[Charts and diagrams as code]

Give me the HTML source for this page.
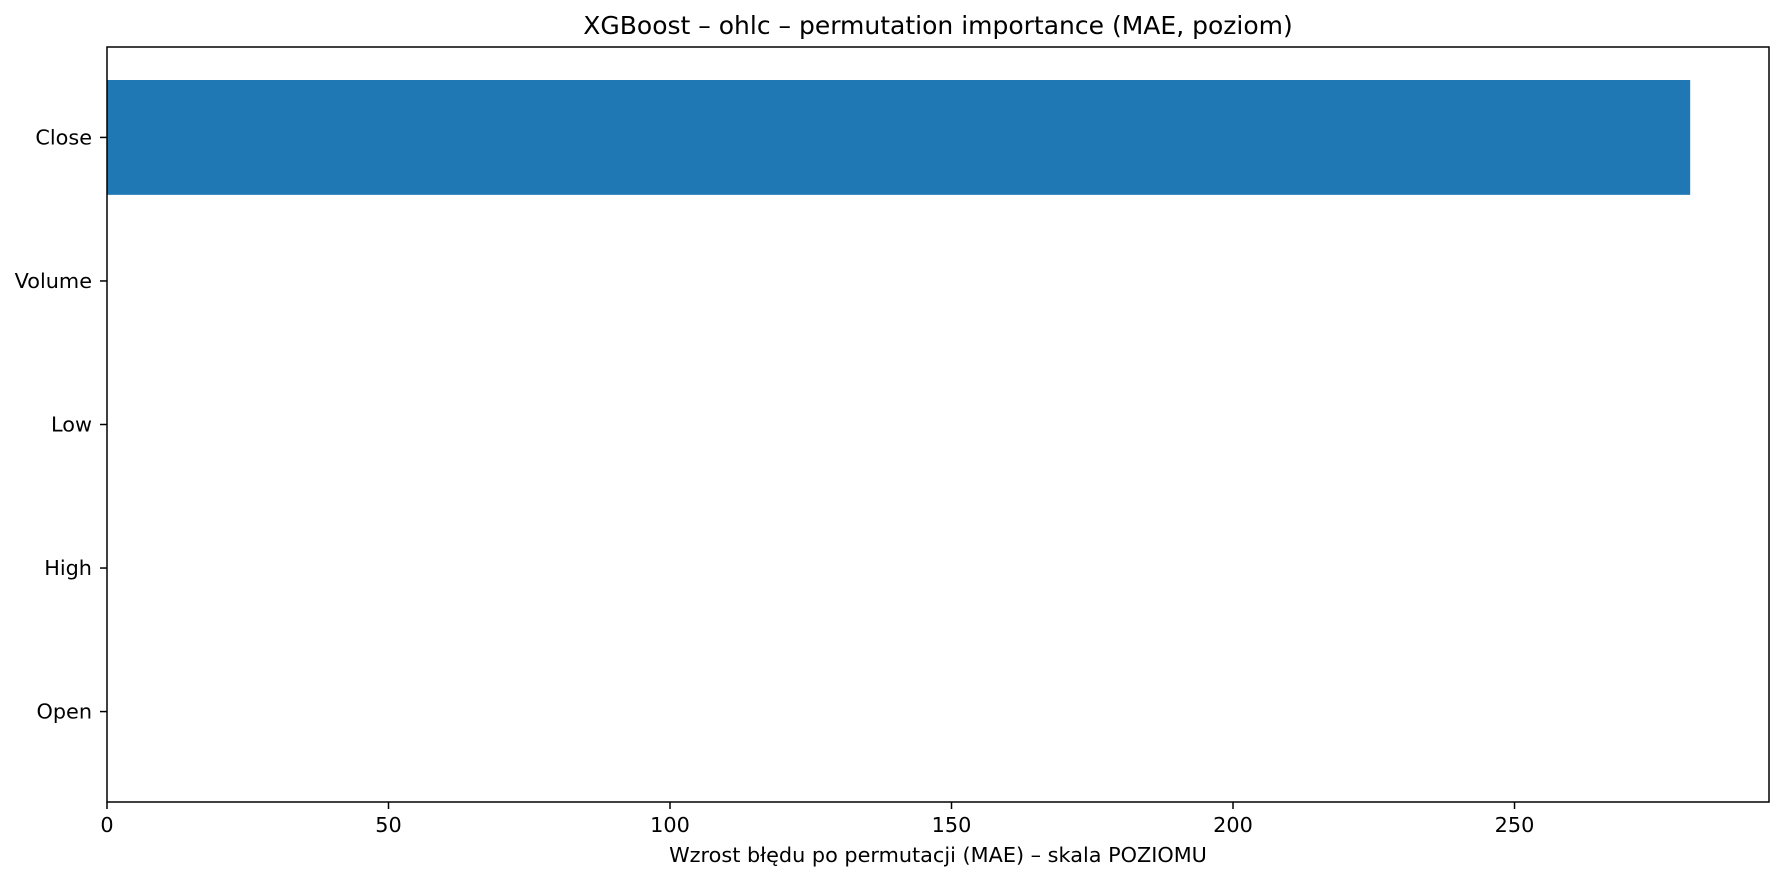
<!DOCTYPE html>
<html><head><meta charset="utf-8"><style>
body{margin:0;background:#fff;}
svg{display:block;font-family:"DejaVu Sans","Liberation Sans",sans-serif;}
</style></head><body>
<svg id="chart" width="1785" height="881"></svg>
<script>
const categories = ["Open","High","Low","Volume","Close"];
const values = [0, 0, 0, 0, 281.2];
const xTicks = [0, 50, 100, 150, 200, 250];

const NS = "http://www.w3.org/2000/svg";
const svg = document.getElementById("chart");
const L = 107, R = 1769, T = 47, B = 802;
const xMin = 0, xMax = 295.2, yMin = -0.63, yMax = 4.63;
const x = v => L + (v - xMin) / (xMax - xMin) * (R - L);
const y = i => B - (i - yMin) / (yMax - yMin) * (B - T);
function mk(tag, attrs, text) {
  const e = document.createElementNS(NS, tag);
  for (const k in attrs) e.setAttribute(k, attrs[k]);
  if (text !== undefined) e.textContent = text;
  svg.appendChild(e);
  return e;
}

const title = mk("text", {x: (L + R) / 2, y: 34, "text-anchor": "middle", "font-size": "25"}, "XGBoost – ohlc – permutation importance (MAE, poziom)");



categories.forEach((c, i) => {
  const h = (0.8) / (yMax - yMin) * (B - T);
  const bar = mk("rect", {x: x(0), y: y(i) - h / 2, width: Math.max(0, x(values[i]) - x(0)), height: h, fill: "#1f77b4"});
  
  
  const tk = mk("line", {x1: L - 7, x2: L, y1: y(i), y2: y(i), stroke: "#000", "stroke-width": 1.5});
  
  
  const lb = mk("text", {x: L - 15, y: y(i) + 7, "text-anchor": "end", "font-size": "20.8"}, c);
  
  
});

xTicks.forEach(v => {
  const tk = mk("line", {x1: x(v), x2: x(v), y1: B, y2: B + 7, stroke: "#000", "stroke-width": 1.5});
  
  
  const lb = mk("text", {x: x(v), y: B + 30, "text-anchor": "middle", "font-size": "20.8"}, String(v));
  
  
});

const frame = mk("rect", {x: L, y: T, width: R - L, height: B - T, fill: "none", stroke: "#000", "stroke-width": 1.5});



const xl = mk("text", {x: (L + R) / 2, y: 862, "text-anchor": "middle", "font-size": "20.8"}, "Wzrost błędu po permutacji (MAE) – skala POZIOMU");


</script>
</body></html>
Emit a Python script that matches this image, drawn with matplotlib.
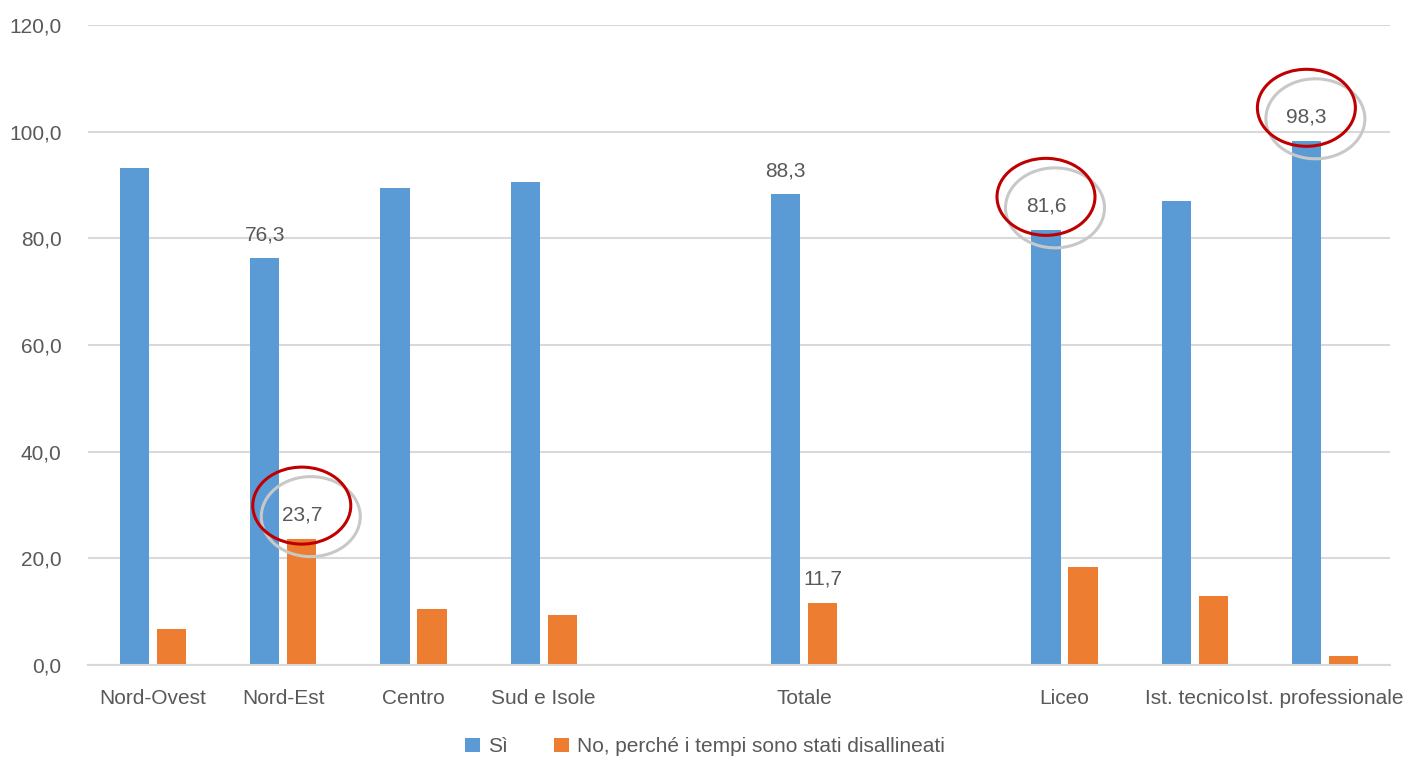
import matplotlib
matplotlib.use("Agg")
import matplotlib.pyplot as plt
import numpy as np
from matplotlib.patches import Ellipse
from matplotlib.transforms import ScaledTranslation

plt.rcParams["font.family"] = ["Liberation Sans", "DejaVu Sans"]

# categories (empty strings are the gaps between groups)
categories = ["Nord-Ovest", "Nord-Est", "Centro", "Sud e Isole", "",
              "Totale", "", "Liceo", "Ist. tecnico", "Ist. professionale"]
si_values = [93.2, 76.3, 89.5, 90.6, np.nan, 88.3, np.nan, 81.6, 87.0, 98.3]
no_values = [6.8, 23.7, 10.5, 9.4, np.nan, 11.7, np.nan, 18.4, 13.0, 1.7]
series_names = ["Sì", "No, perché i tempi sono stati disallineati"]

# which bars show a value label: (series index, category index)
labelled = [(0, 1), (1, 1), (0, 5), (1, 5), (0, 7), (0, 9)]
# labels that are circled by hand
circled = [(1, 1), (0, 7), (0, 9)]

BLUE = "#5B9BD5"
ORANGE = "#ED7D31"
TEXT = "#595959"
GRID = "#D9D9D9"

fig = plt.figure(figsize=(14.1, 7.6), dpi=100)
ax = fig.add_axes([0.0624, 0.125, 0.9234, 0.842])

x = np.arange(len(categories))
width = 0.225
offset = 0.142
bars_si = ax.bar(x - offset, si_values, width, color=BLUE, label=series_names[0], zorder=2)
bars_no = ax.bar(x + offset, no_values, width, color=ORANGE, label=series_names[1], zorder=2)
series = [(bars_si, si_values), (bars_no, no_values)]

ax.set_xlim(-0.5, len(categories) - 0.5)
ax.set_ylim(0, 120)
ax.set_yticks(np.arange(0, 121, 20))
ax.set_yticklabels([f"{v:.1f}".replace(".", ",") for v in np.arange(0, 121, 20)])
ax.set_xticks(x)
ax.set_xticklabels(categories)
ax.yaxis.grid(True, color=GRID, linewidth=1.5, zorder=0)
ax.set_axisbelow(True)
for side in ["top", "right", "left"]:
    ax.spines[side].set_visible(False)
ax.spines["bottom"].set_color(GRID)
ax.spines["bottom"].set_linewidth(1.5)
ax.tick_params(axis="both", length=0, labelsize=15, colors=TEXT)
ax.tick_params(axis="y", pad=19)
ax.tick_params(axis="x", pad=17)

for s, i in labelled:
    bars, vals = series[s]
    bar = bars[i]
    cx = bar.get_x() + bar.get_width() / 2
    ax.annotate(f"{vals[i]:.1f}".replace(".", ","), (cx, vals[i]),
                xytext=(0, 10), textcoords="offset points",
                ha="center", va="bottom", fontsize=15, color=TEXT, zorder=4)
    if (s, i) in circled:
        # hand-drawn style ellipse with a grey shadow, offsets in inches from the bar top
        tr = fig.dpi_scale_trans + ScaledTranslation(cx, vals[i], ax.transData)
        ax.add_patch(Ellipse((0.09, 0.22), 0.99, 0.80, transform=tr, fill=False,
                             edgecolor="#C8C8C8", linewidth=2.2, zorder=3, clip_on=False))
        ax.add_patch(Ellipse((0.0, 0.33), 0.98, 0.77, transform=tr, fill=False,
                             edgecolor="#C00000", linewidth=2.2, zorder=3, clip_on=False))

leg = fig.legend(loc="lower center", bbox_to_anchor=(0.5, -0.02), ncol=2, frameon=False,
                 fontsize=15, handlelength=0.7, handleheight=0.7, handletextpad=0.4,
                 columnspacing=2.2)
for t in leg.get_texts():
    t.set_color(TEXT)

fig.savefig("out.png", dpi=100)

▶ **Description of the task**
Omit the pictures and output all of the other material exactly.

▶ **Answer to the task**
Give me the HTML source for this page.
<!DOCTYPE html>
<html><head><meta charset="utf-8"><style>
body{margin:0;background:#fff;}
svg{display:block;font-family:"DejaVu Sans","Liberation Sans",sans-serif;}
</style></head><body>
<svg id="chart" width="1785" height="881"></svg>
<script>
const categories = ["Open","High","Low","Volume","Close"];
const values = [0, 0, 0, 0, 281.2];
const xTicks = [0, 50, 100, 150, 200, 250];

const NS = "http://www.w3.org/2000/svg";
const svg = document.getElementById("chart");
const L = 107, R = 1769, T = 47, B = 802;
const xMin = 0, xMax = 295.2, yMin = -0.63, yMax = 4.63;
const x = v => L + (v - xMin) / (xMax - xMin) * (R - L);
const y = i => B - (i - yMin) / (yMax - yMin) * (B - T);
function mk(tag, attrs, text) {
  const e = document.createElementNS(NS, tag);
  for (const k in attrs) e.setAttribute(k, attrs[k]);
  if (text !== undefined) e.textContent = text;
  svg.appendChild(e);
  return e;
}

const title = mk("text", {x: (L + R) / 2, y: 34, "text-anchor": "middle", "font-size": "25"}, "XGBoost – ohlc – permutation importance (MAE, poziom)");



categories.forEach((c, i) => {
  const h = (0.8) / (yMax - yMin) * (B - T);
  const bar = mk("rect", {x: x(0), y: y(i) - h / 2, width: Math.max(0, x(values[i]) - x(0)), height: h, fill: "#1f77b4"});
  
  
  const tk = mk("line", {x1: L - 7, x2: L, y1: y(i), y2: y(i), stroke: "#000", "stroke-width": 1.5});
  
  
  const lb = mk("text", {x: L - 15, y: y(i) + 7, "text-anchor": "end", "font-size": "20.8"}, c);
  
  
});

xTicks.forEach(v => {
  const tk = mk("line", {x1: x(v), x2: x(v), y1: B, y2: B + 7, stroke: "#000", "stroke-width": 1.5});
  
  
  const lb = mk("text", {x: x(v), y: B + 30, "text-anchor": "middle", "font-size": "20.8"}, String(v));
  
  
});

const frame = mk("rect", {x: L, y: T, width: R - L, height: B - T, fill: "none", stroke: "#000", "stroke-width": 1.5});



const xl = mk("text", {x: (L + R) / 2, y: 862, "text-anchor": "middle", "font-size": "20.8"}, "Wzrost błędu po permutacji (MAE) – skala POZIOMU");


</script>
</body></html>
Emit a Python script that matches this image, drawn with matplotlib.
import matplotlib
matplotlib.use("Agg")
import matplotlib.pyplot as plt
import numpy as np
from matplotlib.patches import Ellipse
from matplotlib.transforms import ScaledTranslation

plt.rcParams["font.family"] = ["Liberation Sans", "DejaVu Sans"]

# categories (empty strings are the gaps between groups)
categories = ["Nord-Ovest", "Nord-Est", "Centro", "Sud e Isole", "",
              "Totale", "", "Liceo", "Ist. tecnico", "Ist. professionale"]
si_values = [93.2, 76.3, 89.5, 90.6, np.nan, 88.3, np.nan, 81.6, 87.0, 98.3]
no_values = [6.8, 23.7, 10.5, 9.4, np.nan, 11.7, np.nan, 18.4, 13.0, 1.7]
series_names = ["Sì", "No, perché i tempi sono stati disallineati"]

# which bars show a value label: (series index, category index)
labelled = [(0, 1), (1, 1), (0, 5), (1, 5), (0, 7), (0, 9)]
# labels that are circled by hand
circled = [(1, 1), (0, 7), (0, 9)]

BLUE = "#5B9BD5"
ORANGE = "#ED7D31"
TEXT = "#595959"
GRID = "#D9D9D9"

fig = plt.figure(figsize=(14.1, 7.6), dpi=100)
ax = fig.add_axes([0.0624, 0.125, 0.9234, 0.842])

x = np.arange(len(categories))
width = 0.225
offset = 0.142
bars_si = ax.bar(x - offset, si_values, width, color=BLUE, label=series_names[0], zorder=2)
bars_no = ax.bar(x + offset, no_values, width, color=ORANGE, label=series_names[1], zorder=2)
series = [(bars_si, si_values), (bars_no, no_values)]

ax.set_xlim(-0.5, len(categories) - 0.5)
ax.set_ylim(0, 120)
ax.set_yticks(np.arange(0, 121, 20))
ax.set_yticklabels([f"{v:.1f}".replace(".", ",") for v in np.arange(0, 121, 20)])
ax.set_xticks(x)
ax.set_xticklabels(categories)
ax.yaxis.grid(True, color=GRID, linewidth=1.5, zorder=0)
ax.set_axisbelow(True)
for side in ["top", "right", "left"]:
    ax.spines[side].set_visible(False)
ax.spines["bottom"].set_color(GRID)
ax.spines["bottom"].set_linewidth(1.5)
ax.tick_params(axis="both", length=0, labelsize=15, colors=TEXT)
ax.tick_params(axis="y", pad=19)
ax.tick_params(axis="x", pad=17)

for s, i in labelled:
    bars, vals = series[s]
    bar = bars[i]
    cx = bar.get_x() + bar.get_width() / 2
    ax.annotate(f"{vals[i]:.1f}".replace(".", ","), (cx, vals[i]),
                xytext=(0, 10), textcoords="offset points",
                ha="center", va="bottom", fontsize=15, color=TEXT, zorder=4)
    if (s, i) in circled:
        # hand-drawn style ellipse with a grey shadow, offsets in inches from the bar top
        tr = fig.dpi_scale_trans + ScaledTranslation(cx, vals[i], ax.transData)
        ax.add_patch(Ellipse((0.09, 0.22), 0.99, 0.80, transform=tr, fill=False,
                             edgecolor="#C8C8C8", linewidth=2.2, zorder=3, clip_on=False))
        ax.add_patch(Ellipse((0.0, 0.33), 0.98, 0.77, transform=tr, fill=False,
                             edgecolor="#C00000", linewidth=2.2, zorder=3, clip_on=False))

leg = fig.legend(loc="lower center", bbox_to_anchor=(0.5, -0.02), ncol=2, frameon=False,
                 fontsize=15, handlelength=0.7, handleheight=0.7, handletextpad=0.4,
                 columnspacing=2.2)
for t in leg.get_texts():
    t.set_color(TEXT)

fig.savefig("out.png", dpi=100)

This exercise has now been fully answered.